I have a friend back in Toronto, who I see once a year or so, ever since I left the city in 2004. We’re often only sporadically in contact through Facebook or email, but whenever I’m back in town (or on the rare occasion that she came to Chicago when I was living there) it’s as if I had never left. Every time I see her in Toronto, we pick up on conversations we had suspended a year before. We don’t so much “fall into” or “pick up” the same habits and routines together, but rather we simply continue them, without the sense that they had ever stopped.

View from near the top of the Parc des Buttes-Chaumont, with a distant view of Sacre-Coeur

This was sort of the same sense I had returning to Paris this time. If a city can be like an old friend, my response to her this time was not, “Paris! I’m back! So many memories! You’ve changed! But things are still just like I left them! I’ve missed you!” Instead, it’s been more like, “Oh hey, there are you are. Right where I left you. Yup, your parks are still beautiful. Hm, that café is still there, and they still make awful cappuccinos. The Vélib bike-rental system still works (and sometimes doesn’t work) like it used to. That nearby neighborhood continues to turn into a BoBo petting zoo.” This trip feels much less like a homecoming, and much more like being at home again, even though I know that I’ll be gone in just a few days.

An empty lot on rue Piat, on the way up to the Parc de Belleville

Still, there are moments when I realize that I’ve been gone for too long, and that I’m not as much a Parisien as I was two or three years ago. When I first arrived into the city and took the RER B downtown, I got off the train at Châtelet-Les Halles to transfer to the 11 line. As soon as I got up to the main RER floor, my heart dropped a little as I remembered what a labyrinthine clusterfuck the Châtelet-Les Halles station is. Instead of immediately recognizing orienting landmarks and striking off in the direction I needed to go, I found myself—desperate and despairingly—looking for signs that would lead me to the 11 platform.

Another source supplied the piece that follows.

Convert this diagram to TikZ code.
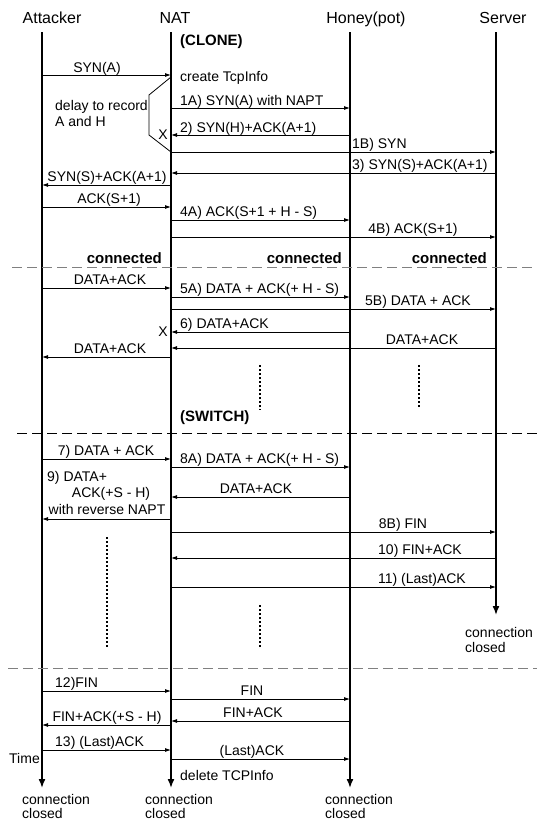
\documentclass[tikz,border=0pt]{standalone}
\usepackage{fontspec}
\setmainfont{Liberation Sans}
\usetikzlibrary{arrows.meta, calc}

\begin{document}
\begin{tikzpicture}[x=1pt, y=-1pt,
    head/.style={font=\fontsize{16}{18}\selectfont, inner sep=0pt, anchor=base},
    lbl/.style={font=\fontsize{14}{16}\selectfont, inner sep=0pt, anchor=base},
    lblw/.style={lbl, anchor=base west},
    bold/.style={font=\fontsize{15}{17}\selectfont\bfseries, inner sep=0pt},
    life/.style={line width=1.6pt, -{Latex[length=9pt, width=7pt]}},
    msg/.style={line width=0.8pt, -{Latex[length=6pt, width=4pt]}},
    sep/.style={line width=0.9pt, dash pattern=on 10pt off 5pt},
    dots/.style={line width=1.2pt, dash pattern=on 2pt off 2pt}]

    \useasboundingbox (0,0) rectangle (537,820);

    % =================================================================
    % 1. LIFELINES AND THEIR NAMES
    % =================================================================
    \coordinate (Att) at (42,32);
    \coordinate (Nat) at (171,32);
    \coordinate (Hon) at (350,32);
    \coordinate (Srv) at (496,32);

    \node[head] (AttHead) at (52,23) {Attacker};
    \node[head] (NatHead) at (175,23) {NAT};
    \node[head] (HonHead) at (366,23) {Honey(pot)};
    \node[head] (SrvHead) at (503,23) {Server};

    \draw[life] (Att) -- (Att |- 0,788);
    \draw[life] (Nat) -- (Nat |- 0,788);
    \draw[life] (Hon) -- (Hon |- 0,788);
    \draw[life] (Srv) -- (Srv |- 0,615);

    % =================================================================
    % 2. CLONE: HANDSHAKE WITH HONEYPOT AND SERVER
    % =================================================================
    \node[bold, anchor=base west] (clone) at (180,45) {(CLONE)};
    \draw[msg] (Att |- 0,75) -- (Nat |- 0,75);
    \node[lbl] (synA) at (97,72) {SYN(A)};
    \node[lblw] (create) at (180,81) {create TcpInfo};

    % Delay bracket on the NAT side
    \draw[line width=0.8pt] (Nat |- 0,77) -- (149,95) -- (149,135) -- (Nat |- 0,152);
    \node[lblw] (delay) at (55,110) {delay to record};
    \node[lblw] (delayB) at (55,126) {A and H};

    \draw[msg] (Nat |- 0,108) -- (Hon |- 0,108);
    \node[lblw] (m1A) at (180,105) {1A) SYN(A) with NAPT};
    \draw[msg] (Hon |- 0,135) -- (Nat |- 0,135);
    \node[lblw] (m2) at (180,132) {2) SYN(H)+ACK(A+1)};
    \node[lbl] (drop1) at (163,139.5) {X};
    \draw[msg] (Nat |- 0,152) -- (Srv |- 0,152);
    \node[lblw] (m1B) at (352,148) {1B) SYN};
    \draw[msg] (Srv |- 0,173) -- (Nat |- 0,173);
    \node[lblw] (m3) at (352,169) {3) SYN(S)+ACK(A+1)};
    \draw[msg] (Nat |- 0,185) -- (Att |- 0,185);
    \node[lbl] (m3R) at (107,181) {SYN(S)+ACK(A+1)};
    \draw[msg] (Att |- 0,207) -- (Nat |- 0,207);
    \node[lbl] (ackS) at (109,203) {ACK(S+1)};
    \draw[msg] (Nat |- 0,220) -- (Hon |- 0,220);
    \node[lblw] (m4A) at (180,216) {4A) ACK(S+1 + H - S)};
    \draw[msg] (Nat |- 0,237) -- (Srv |- 0,237);
    \node[lbl] (m4B) at (413,233) {4B) ACK(S+1)};

    \node[bold, anchor=base east] (conA) at (162,263) {connected};
    \node[bold, anchor=base east] (conH) at (342,263) {connected};
    \node[bold, anchor=base east] (conS) at (487,263) {connected};
    \draw[sep, gray] (12,267) -- (537,267);

    % =================================================================
    % 3. DATA WHILE CLONED
    % =================================================================
    \draw[msg] (Att |- 0,288) -- (Nat |- 0,288);
    \node[lbl] (data1) at (110,284) {DATA+ACK};
    \draw[msg] (Nat |- 0,297) -- (Hon |- 0,297);
    \node[lblw] (m5A) at (180,293) {5A) DATA + ACK(+ H - S)};
    \draw[msg] (Nat |- 0,309) -- (Srv |- 0,309);
    \node[lbl] (m5B) at (418,305) {5B) DATA + ACK};
    \draw[msg] (Hon |- 0,332) -- (Nat |- 0,332);
    \node[lblw] (m6) at (180,328) {6) DATA+ACK};
    \node[lbl] (drop2) at (163,336.5) {X};
    \draw[msg] (Srv |- 0,348) -- (Nat |- 0,348);
    \node[lbl] (data2) at (422,344) {DATA+ACK};
    \draw[msg] (Nat |- 0,357) -- (Att |- 0,357);
    \node[lbl] (data3) at (110,353) {DATA+ACK};
    \draw[dots] (260,365) -- (260,410);
    \draw[dots] (419,365) -- (419,408);

    % =================================================================
    % 4. SWITCH TO THE HONEYPOT
    % =================================================================
    \node[bold, anchor=base west] (switch) at (180,421) {(SWITCH)};
    \draw[sep] (17,433) -- (537,433);

    \draw[msg] (Att |- 0,459) -- (Nat |- 0,459);
    \node[lbl] (m7) at (106,455) {7) DATA + ACK};
    \draw[msg] (Nat |- 0,467) -- (Hon |- 0,467);
    \node[lblw] (m8A) at (180,463) {8A) DATA + ACK(+ H - S)};
    \draw[msg] (Hon |- 0,497) -- (Nat |- 0,497);
    \node[lbl] (data4) at (256,493) {DATA+ACK};
    \draw[msg] (Nat |- 0,519) -- (Att |- 0,519);
    \node[lblw] (m9) at (47,481) {9) DATA+};
    \node[lbl] (m9B) at (111,497) {ACK(+S - H)};
    \node[lbl] (m9C) at (107,514) {with reverse NAPT};

    \draw[msg] (Nat |- 0,532) -- (Srv |- 0,532);
    \node[lbl] (m8B) at (403,528) {8B) FIN};
    \draw[msg] (Srv |- 0,558) -- (Nat |- 0,558);
    \node[lbl] (m10) at (420,554) {10) FIN+ACK};
    \draw[msg] (Nat |- 0,587) -- (Srv |- 0,587);
    \node[lbl] (m11) at (422,583) {11) (Last)ACK};
    \node[lblw] (srvClosed) at (465,637) {connection};
    \node[lblw] (srvClosedB) at (465,652) {closed};

    \draw[dots] (107,537) -- (107,648);
    \draw[dots] (260,605) -- (260,648);
    \draw[sep, gray] (8,668) -- (537,668);

    % =================================================================
    % 5. CLOSING BETWEEN ATTACKER AND HONEYPOT
    % =================================================================
    \draw[msg] (Att |- 0,691) -- (Nat |- 0,691);
    \node[lblw] (m12) at (55,687) {12)FIN};
    \draw[msg] (Nat |- 0,699) -- (Hon |- 0,699);
    \node[lbl] (fin) at (252,695) {FIN};
    \draw[msg] (Hon |- 0,721) -- (Nat |- 0,721);
    \node[lbl] (finAck) at (253,717) {FIN+ACK};
    \draw[msg] (Nat |- 0,725) -- (Att |- 0,725);
    \node[lbl] (finAckR) at (107,721) {FIN+ACK(+S - H)};
    \draw[msg] (Att |- 0,750) -- (Nat |- 0,750);
    \node[lblw] (m13) at (55,746) {13) (Last)ACK};
    \draw[msg] (Nat |- 0,759) -- (Hon |- 0,759);
    \node[lbl] (lastAck) at (252,755) {(Last)ACK};
    \node[lbl, anchor=base east] (time) at (40,763) {Time};
    \node[lblw] (delete) at (180,780) {delete TCPInfo};

    \node[lblw] (attClosed) at (22,804) {connection};
    \node[lblw] (attClosedB) at (22,818) {closed};
    \node[lblw] (natClosed) at (145,804) {connection};
    \node[lblw] (natClosedB) at (145,818) {closed};
    \node[lblw] (honClosed) at (325,804) {connection};
    \node[lblw] (honClosedB) at (325,818) {closed};

\end{tikzpicture}
\end{document}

But then, I crossed past the RER/Métro barriers and got onto that long triple set of moving walkways, and the layout of the station started coming back to me. I remembered that I would need to turn left after the walkway and then carry my luggage up that annoying set of stairs with no escalator. After a short hallway that intersected diagonally with two others, I instinctively knew that the next turn would reveal what I used to call the “tunnel of death,” the endlessly long tunnel with a moving walkway that connected the distant 11 line platforms to the rest of the station. When I descended the last set of stairs to the 11 platforms, I wasn’t surprised by the overwhelming heat of the tunnels and the trains; it’s as if I had never forgotten how infernally hot those tunnels get.

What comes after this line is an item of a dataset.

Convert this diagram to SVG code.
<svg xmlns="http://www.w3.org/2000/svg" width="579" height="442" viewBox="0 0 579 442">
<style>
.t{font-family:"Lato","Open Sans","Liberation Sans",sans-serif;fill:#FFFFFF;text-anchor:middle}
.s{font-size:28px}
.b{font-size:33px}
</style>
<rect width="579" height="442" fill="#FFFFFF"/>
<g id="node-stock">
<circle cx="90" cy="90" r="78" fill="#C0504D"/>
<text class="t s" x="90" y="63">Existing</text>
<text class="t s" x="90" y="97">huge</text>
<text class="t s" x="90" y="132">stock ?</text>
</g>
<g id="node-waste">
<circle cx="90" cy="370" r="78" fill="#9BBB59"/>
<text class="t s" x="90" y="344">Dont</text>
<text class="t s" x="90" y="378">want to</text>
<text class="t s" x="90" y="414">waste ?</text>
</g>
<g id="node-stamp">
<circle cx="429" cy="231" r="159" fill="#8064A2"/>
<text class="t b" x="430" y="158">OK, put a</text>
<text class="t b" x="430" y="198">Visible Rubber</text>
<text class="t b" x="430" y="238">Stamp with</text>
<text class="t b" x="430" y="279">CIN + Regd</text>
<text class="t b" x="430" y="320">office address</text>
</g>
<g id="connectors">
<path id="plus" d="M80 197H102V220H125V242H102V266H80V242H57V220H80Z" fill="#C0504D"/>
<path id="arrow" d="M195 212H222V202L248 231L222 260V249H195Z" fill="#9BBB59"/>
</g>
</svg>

View from the top of the Parc de Belleville, with the Tour Montparnasse on the left of the skyline, and the Tour Eiffel on the right.

When I returned to the weekly open-air market of my old neighborhood this morning, all of my favorite vendors immediately recognized me: the fromagère, the green-grocer, the volailler, the charcutier, and especially that one charming Egyptian man at that fruit stand at the corner, who used to flirt openly with me (despite his stern-looking supervisor), making eyes at me, smiling, and inviting me half-jokingly to feel his fruits. Most of them smiled warmly and said something like, “We haven’t seen you in quite some time, monsieur.” But after a short comment from me, explaining my current home in Berlin, it was back to business as usual. The charcutier remembered how I liked my saucisson sec (insert bawdy pun here), and the fromagère had that boucle d’or cheese that I always loved.

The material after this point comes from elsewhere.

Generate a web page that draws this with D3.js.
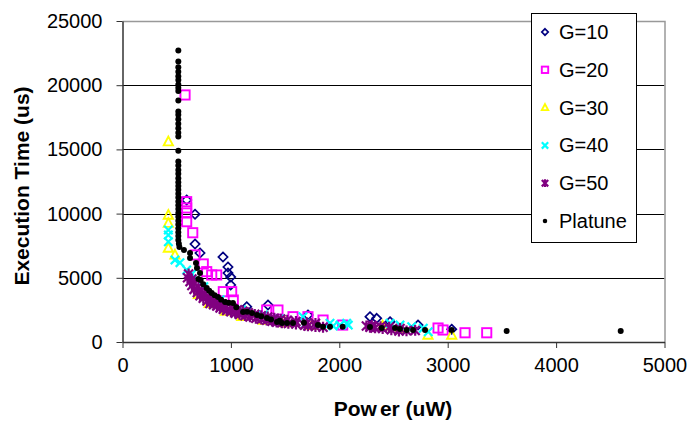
<!DOCTYPE html>
<html>
<head>
<meta charset="utf-8">
<script src="https://cdn.jsdelivr.net/npm/d3@7"></script>
<style>
    body { margin: 0; background: #fff; }
    text { font-family: "Liberation Sans", Arial, sans-serif; }
</style>
</head>
<body>
<div id="chart"></div>
<script>

//----------------------------
// Data
//----------------------------

var seriesNames = ["G=10", "G=20", "G=30", "G=40", "G=50", "Platune"];

var g10 = [[592,11060],[669,9950],[669,7630],[715,6930],[927,6620],[973,5840],[973,5370],
    [998,5060],[998,4440],[1146,2750],[1342,2880],[1711,2100],[2283,1970],[2345,1840],
    [2468,1580],[2726,1320],[3037,990]];

var g20 = [[577,19240],[592,10930],[592,10440],[592,10050],[592,9370],[648,8510],[669,6780],
    [745,6080],[777,5480],[823,5220],[869,5220],[930,3920],[1007,3920],[1022,3270],[1330,2490],
    [1434,2490],[1573,1970],[1711,1970],[1850,1710],[2031,1320],[2911,1090],[2957,935],
    [3160,720],[3360,720]];

var g30 = [[423,15600],[423,9890],[423,9250],[423,7320],[484,6780],[700,3700],[800,3000],
    [950,2400],[1100,2000],[1300,1700],[1500,1500],[1750,1300],[2400,1250],[2560,1000],
    [2818,545],[3037,545]];

var g40 = [[423,8720],[423,8330],[423,7810],[484,6390],[530,6180],[592,5610],[640,5300],
    [750,4300],[900,3300],[1100,2500],[1300,2100],[1450,1800],[1665,1970],[1693,1460],
    [1914,1460],[1944,1250],[2007,1320],[2068,1460],[2083,1320],[2468,1460],[2560,1320],
    [2668,1190],[2775,1070],[2821,800]];

var g50 = [[600,5000],[623,4700],[640,4400],[660,4100],[690,3850],[715,3600],[745,3400],
    [780,3200],[807,3000],[840,2900],[870,2800],[900,2650],[930,2550],[961,2450],[1000,2350],
    [1040,2250],[1080,2150],[1130,2050],[1176,1950],[1230,1850],[1280,1780],[1330,1700],
    [1380,1620],[1422,1550],[1470,1500],[1530,1450],[1600,1400],[1680,1300],[1711,1250],
    [1780,1200],[1850,1150],[2250,1250],[2283,1150],[2330,1100],[2400,1050],[2480,950],
    [2550,850],[2620,870],[2700,900],
    [610,5300],[640,4900],[665,4600],[700,4300],[730,4000],[760,3750],[800,3500],[840,3300],
    [880,3100],[920,2950],[960,2800],[1010,2650],[1060,2500],[1110,2400],[1160,2280],
    [1220,2150],[1280,2050],[1340,1950],[1400,1850],[1460,1780],[1520,1700],[1600,1600],
    [1700,1500],[1780,1450],[2300,1300],[2380,1200],[2460,1150],[2560,1050]];

var platune = [[515,22700],[515,21850],[515,21400],[515,21050],[515,20700],[515,20400],
    [515,20050],[515,19800],[515,19550],[515,18800],[515,17950],[515,17700],[515,17350],
    [515,17000],[515,16650],[515,16300],[515,16000],[515,14900],[515,14050],[515,13750],
    [515,13400],[515,13100],[515,12750],[515,12450],[515,12150],[515,11850],[515,11550],
    [515,11250],[515,10950],[515,10650],[515,10350],[515,10050],[515,9750],[515,9450],
    [515,9150],[515,8850],[515,8550],[515,8250],[515,7950],[520,7650],[525,7400],
    [567,7165],[623,6930],[623,6540],[678,6150],[687,5760],[715,5370],[700,4900],[721,4830],
    [745,4500],[777,4200],[800,4000],[823,3820],[850,3650],[881,3500],[910,3300],[946,3120],
    [980,3050],[1019,3040],[1050,2700],[1112,2340],[1150,2350],[1195,2260],[1241,2100],
    [1280,2000],[1333,1870],[1370,1750],[1425,1560],[1450,1650],[1471,1480],[1518,1480],
    [1573,1480],[1674,1500],[1803,1320],[1850,1190],[1914,1190],[2031,1190],[2283,1170],
    [2391,1090],[2514,1090],[2560,1010],[2622,935],[2680,935],[2791,935],[3037,935],
    [3544,860],[4596,860]];

var xTicks = [0, 1000, 2000, 3000, 4000, 5000];
var yTicks = [0, 5000, 10000, 15000, 20000, 25000];

//----------------------------
// Chart setup
//----------------------------

var w = 689;
var h = 428;

var svg = d3
    .select("#chart")
    .append("svg")
    .attr("width", w)
    .attr("height", h);

var x = d3.scaleLinear().domain([0, 5000]).range([122.5, 664.5]);
var y = d3.scaleLinear().domain([0, 25000]).range([342, 21]);

// gridlines
svg.append("g")
    .selectAll("line")
    .data(yTicks.slice(1, -1))
    .enter()
    .append("line")
    .attr("x1", x(0))
    .attr("x2", x(5000))
    .attr("y1", d => Math.round(y(d)) + 0.5)
    .attr("y2", d => Math.round(y(d)) + 0.5)
    .attr("stroke", "#000");

// gray plot border top and right
svg.append("path")
    .attr("d", "M" + x(0) + "," + (y(25000) + 0.5) + "H" + (x(5000) + 0.5) + "V" + y(0))
    .attr("fill", "none")
    .attr("stroke", "#999")
    .attr("stroke-width", 1.5);

//----------------------------
// Axes
//----------------------------

var fmt = d3.format("d");

var xAxis = svg.append("g")
    .attr("transform", "translate(0," + y(0) + ")")
    .call(d3.axisBottom(x).tickValues(xTicks).tickFormat(fmt).tickSize(6).tickSizeOuter(0).tickPadding(10));

var yAxis = svg.append("g")
    .attr("transform", "translate(" + x(0) + ",0)")
    .call(d3.axisLeft(y).tickValues(yTicks).tickFormat(fmt).tickSize(6).tickSizeOuter(0).tickPadding(14));

[xAxis, yAxis].forEach(function (g) {
    g.select(".domain").attr("stroke", "#333").attr("stroke-width", 1.5);
    g.selectAll(".tick line").attr("stroke", "#333");
    g.selectAll(".tick text")
        .attr("font-size", 20)
        .attr("fill", "#000")
        .style("font-family", "'Liberation Sans', Arial, sans-serif");
});

var xTitle = svg.append("text")
    .attr("x", 393)
    .attr("y", 416)
    .attr("text-anchor", "middle")
    .attr("font-size", 21)
    .attr("font-weight", "bold");
xTitle.append("tspan").text("Pow");
xTitle.append("tspan").attr("dx", 3).text("er (uW)");

svg.append("text")
    .attr("transform", "translate(29,186) rotate(-90)")
    .attr("text-anchor", "middle")
    .attr("font-size", 21)
    .attr("font-weight", "bold")
    .text("Execution Time (us)");

//----------------------------
// Markers
//----------------------------

function drawMarker(sel, type, s) {
    if (type === 0) {
        sel.append("path")
            .attr("d", "M0," + (-s) + "L" + s + ",0L0," + s + "L" + (-s) + ",0Z")
            .attr("fill", "none").attr("stroke", "#000080").attr("stroke-width", 1.7);
    } else if (type === 1) {
        sel.append("rect")
            .attr("x", -s).attr("y", -s).attr("width", 2 * s).attr("height", 2 * s)
            .attr("fill", "none").attr("stroke", "#ff00ff").attr("stroke-width", 1.9);
    } else if (type === 2) {
        sel.append("path")
            .attr("d", "M0," + (-s * 1.1) + "L" + s + "," + (s * 0.8) + "L" + (-s) + "," + (s * 0.8) + "Z")
            .attr("fill", "none").attr("stroke", "#ffff00").attr("stroke-width", 1.9);
    } else if (type === 3) {
        sel.append("path")
            .attr("d", "M" + (-s) + "," + (-s) + "L" + s + "," + s + "M" + (-s) + "," + s + "L" + s + "," + (-s))
            .attr("stroke", "#00ffff").attr("stroke-width", 2.2);
    } else if (type === 4) {
        sel.append("path")
            .attr("d", "M" + (-s) + "," + (-s) + "L" + s + "," + s + "M" + (-s) + "," + s + "L" + s + "," + (-s) +
                "M0," + (-s * 1.2) + "L0," + (s * 1.2))
            .attr("stroke", "#800080").attr("stroke-width", 2.2);
    } else {
        sel.append("circle").attr("r", s * 0.65).attr("fill", "#000");
    }
}

var allSeries = [g10, g20, g30, g40, g50, platune];
var sizes = [4.6, 4.6, 4.6, 4.2, 4.5, 4.6];

allSeries.forEach(function (data, i) {
    svg.append("g")
        .selectAll("g")
        .data(data)
        .enter()
        .append("g")
        .attr("transform", d => "translate(" + x(d[0]) + "," + y(d[1]) + ")")
        .each(function () { drawMarker(d3.select(this), i, sizes[i]); });
});

//----------------------------
// Legend
//----------------------------

var legend = svg.append("g");

legend.append("rect")
    .attr("x", 531.5)
    .attr("y", 13.5)
    .attr("width", 105)
    .attr("height", 229)
    .attr("fill", "#fff")
    .attr("stroke", "#000");

seriesNames.forEach(function (name, i) {
    var cy = 32 + i * 37.8;
    var item = legend.append("g").attr("transform", "translate(545," + cy + ")");
    drawMarker(item, i, i === 5 ? 3.5 : 3.2);
    legend.append("text")
        .attr("x", 559)
        .attr("y", cy + 7)
        .attr("font-size", 20)
        .text(name);
});

</script>
</body>
</html>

My last apartment on rue Jean-Pierre Timbaud. My place was on the very top floor, no elevator, less than 25m2.

Actually, some of my most intense experiences so far have been gastronomic (no surprise there, if you know me), but they haven’t of the Proustian, “Oooh, the memories!” sort, but rather more like, “OMG this is STILL fucking delicious! How many more of these can I consume without my gall bladder exploding? OM NOM NOM etc. etc.” For example, just this afternoon I biked across Paris to rue Bonaparte to gorge myself on the macarons of Pierre Hermé. My next status update on Facebook went something like, “MACARONS PIERRE HERMÉ, FUCK YEAH.”  In other words, these experiences have had less to do with reliving old memories or remembering the sensual experiences of a former home, and more to do with luxuriating in the simple hedonism of fantastic foodstuffs. Thankfully, my previous time in Paris has left me with a very selective list of where to find the tastiest anything in town.

A view from the cliff-top gazebo at the Parc des Buttes-Chaumont, with Sacre-Coeur

If anything, the only moments where I’ve really felt like I’ve been away from Paris at all are when I’m talking to my friends, catching up on their lives and updating them on mine. When I see them for the first time in years, there certainly is a swelling of emotion, a sense of nostalgia, a voyage into memory, a re-telling of old and new stories, hugs and kisses. But these intense moments of homecoming have been almost exclusively associated with particular people, while my return to the city itself has been something of a non-event. I don’t really know what to make of it.

Solidays in Paris. Days of Solidarity for the citizens of Paris.